* begin *

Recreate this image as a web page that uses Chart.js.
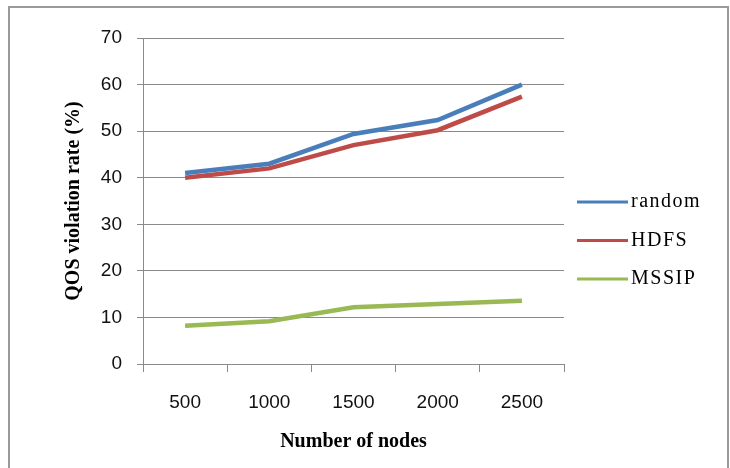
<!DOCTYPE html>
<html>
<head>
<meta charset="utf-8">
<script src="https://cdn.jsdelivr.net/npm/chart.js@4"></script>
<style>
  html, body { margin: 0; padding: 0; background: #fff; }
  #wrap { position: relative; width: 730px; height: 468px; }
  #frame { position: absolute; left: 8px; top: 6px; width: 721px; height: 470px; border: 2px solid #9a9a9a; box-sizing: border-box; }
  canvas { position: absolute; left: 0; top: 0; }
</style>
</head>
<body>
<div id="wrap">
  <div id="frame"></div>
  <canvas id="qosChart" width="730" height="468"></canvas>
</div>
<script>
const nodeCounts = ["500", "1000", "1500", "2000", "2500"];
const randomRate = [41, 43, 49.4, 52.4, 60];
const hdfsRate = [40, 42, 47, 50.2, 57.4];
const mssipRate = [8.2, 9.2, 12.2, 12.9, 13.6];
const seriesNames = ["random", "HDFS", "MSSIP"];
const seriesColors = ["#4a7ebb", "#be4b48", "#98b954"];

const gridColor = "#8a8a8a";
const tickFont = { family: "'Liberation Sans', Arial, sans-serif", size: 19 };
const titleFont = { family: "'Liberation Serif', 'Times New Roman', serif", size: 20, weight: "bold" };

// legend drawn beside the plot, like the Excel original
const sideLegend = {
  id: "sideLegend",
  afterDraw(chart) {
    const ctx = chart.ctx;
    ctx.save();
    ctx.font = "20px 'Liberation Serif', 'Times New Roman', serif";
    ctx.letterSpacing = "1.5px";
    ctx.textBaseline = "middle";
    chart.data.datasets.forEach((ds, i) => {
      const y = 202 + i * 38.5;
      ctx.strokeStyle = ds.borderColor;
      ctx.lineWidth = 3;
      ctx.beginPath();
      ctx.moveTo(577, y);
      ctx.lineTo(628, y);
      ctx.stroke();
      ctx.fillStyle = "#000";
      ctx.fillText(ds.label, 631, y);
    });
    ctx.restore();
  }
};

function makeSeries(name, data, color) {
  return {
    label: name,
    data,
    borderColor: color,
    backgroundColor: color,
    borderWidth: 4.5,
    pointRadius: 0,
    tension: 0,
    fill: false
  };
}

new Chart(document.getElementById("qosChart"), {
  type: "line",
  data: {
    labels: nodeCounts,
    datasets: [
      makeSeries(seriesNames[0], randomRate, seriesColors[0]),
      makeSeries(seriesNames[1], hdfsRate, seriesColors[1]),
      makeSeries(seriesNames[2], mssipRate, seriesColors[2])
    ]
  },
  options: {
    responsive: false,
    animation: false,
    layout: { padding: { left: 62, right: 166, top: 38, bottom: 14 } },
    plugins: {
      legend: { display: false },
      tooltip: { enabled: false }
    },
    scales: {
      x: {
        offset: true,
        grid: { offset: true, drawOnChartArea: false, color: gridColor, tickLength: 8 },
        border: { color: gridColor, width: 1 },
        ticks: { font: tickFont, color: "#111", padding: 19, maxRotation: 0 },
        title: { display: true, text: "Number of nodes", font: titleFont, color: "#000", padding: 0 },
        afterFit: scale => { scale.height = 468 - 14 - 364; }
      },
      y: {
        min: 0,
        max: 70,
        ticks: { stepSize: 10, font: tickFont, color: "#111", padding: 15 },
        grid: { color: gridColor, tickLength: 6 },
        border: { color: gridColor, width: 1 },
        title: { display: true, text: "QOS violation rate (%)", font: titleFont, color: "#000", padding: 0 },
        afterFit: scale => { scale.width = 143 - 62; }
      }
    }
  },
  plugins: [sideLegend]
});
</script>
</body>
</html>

* end *

▸ **Stated exercise**: Exclude the pictures. Write out the remaining data exactly.

▸ **Result**:
Recreate this image as a web page that uses Chart.js.
<!DOCTYPE html>
<html>
<head>
<meta charset="utf-8">
<script src="https://cdn.jsdelivr.net/npm/chart.js@4"></script>
<style>
  html, body { margin: 0; padding: 0; background: #fff; }
  #wrap { position: relative; width: 730px; height: 468px; }
  #frame { position: absolute; left: 8px; top: 6px; width: 721px; height: 470px; border: 2px solid #9a9a9a; box-sizing: border-box; }
  canvas { position: absolute; left: 0; top: 0; }
</style>
</head>
<body>
<div id="wrap">
  <div id="frame"></div>
  <canvas id="qosChart" width="730" height="468"></canvas>
</div>
<script>
const nodeCounts = ["500", "1000", "1500", "2000", "2500"];
const randomRate = [41, 43, 49.4, 52.4, 60];
const hdfsRate = [40, 42, 47, 50.2, 57.4];
const mssipRate = [8.2, 9.2, 12.2, 12.9, 13.6];
const seriesNames = ["random", "HDFS", "MSSIP"];
const seriesColors = ["#4a7ebb", "#be4b48", "#98b954"];

const gridColor = "#8a8a8a";
const tickFont = { family: "'Liberation Sans', Arial, sans-serif", size: 19 };
const titleFont = { family: "'Liberation Serif', 'Times New Roman', serif", size: 20, weight: "bold" };

// legend drawn beside the plot, like the Excel original
const sideLegend = {
  id: "sideLegend",
  afterDraw(chart) {
    const ctx = chart.ctx;
    ctx.save();
    ctx.font = "20px 'Liberation Serif', 'Times New Roman', serif";
    ctx.letterSpacing = "1.5px";
    ctx.textBaseline = "middle";
    chart.data.datasets.forEach((ds, i) => {
      const y = 202 + i * 38.5;
      ctx.strokeStyle = ds.borderColor;
      ctx.lineWidth = 3;
      ctx.beginPath();
      ctx.moveTo(577, y);
      ctx.lineTo(628, y);
      ctx.stroke();
      ctx.fillStyle = "#000";
      ctx.fillText(ds.label, 631, y);
    });
    ctx.restore();
  }
};

function makeSeries(name, data, color) {
  return {
    label: name,
    data,
    borderColor: color,
    backgroundColor: color,
    borderWidth: 4.5,
    pointRadius: 0,
    tension: 0,
    fill: false
  };
}

new Chart(document.getElementById("qosChart"), {
  type: "line",
  data: {
    labels: nodeCounts,
    datasets: [
      makeSeries(seriesNames[0], randomRate, seriesColors[0]),
      makeSeries(seriesNames[1], hdfsRate, seriesColors[1]),
      makeSeries(seriesNames[2], mssipRate, seriesColors[2])
    ]
  },
  options: {
    responsive: false,
    animation: false,
    layout: { padding: { left: 62, right: 166, top: 38, bottom: 14 } },
    plugins: {
      legend: { display: false },
      tooltip: { enabled: false }
    },
    scales: {
      x: {
        offset: true,
        grid: { offset: true, drawOnChartArea: false, color: gridColor, tickLength: 8 },
        border: { color: gridColor, width: 1 },
        ticks: { font: tickFont, color: "#111", padding: 19, maxRotation: 0 },
        title: { display: true, text: "Number of nodes", font: titleFont, color: "#000", padding: 0 },
        afterFit: scale => { scale.height = 468 - 14 - 364; }
      },
      y: {
        min: 0,
        max: 70,
        ticks: { stepSize: 10, font: tickFont, color: "#111", padding: 15 },
        grid: { color: gridColor, tickLength: 6 },
        border: { color: gridColor, width: 1 },
        title: { display: true, text: "QOS violation rate (%)", font: titleFont, color: "#000", padding: 0 },
        afterFit: scale => { scale.width = 143 - 62; }
      }
    }
  },
  plugins: [sideLegend]
});
</script>
</body>
</html>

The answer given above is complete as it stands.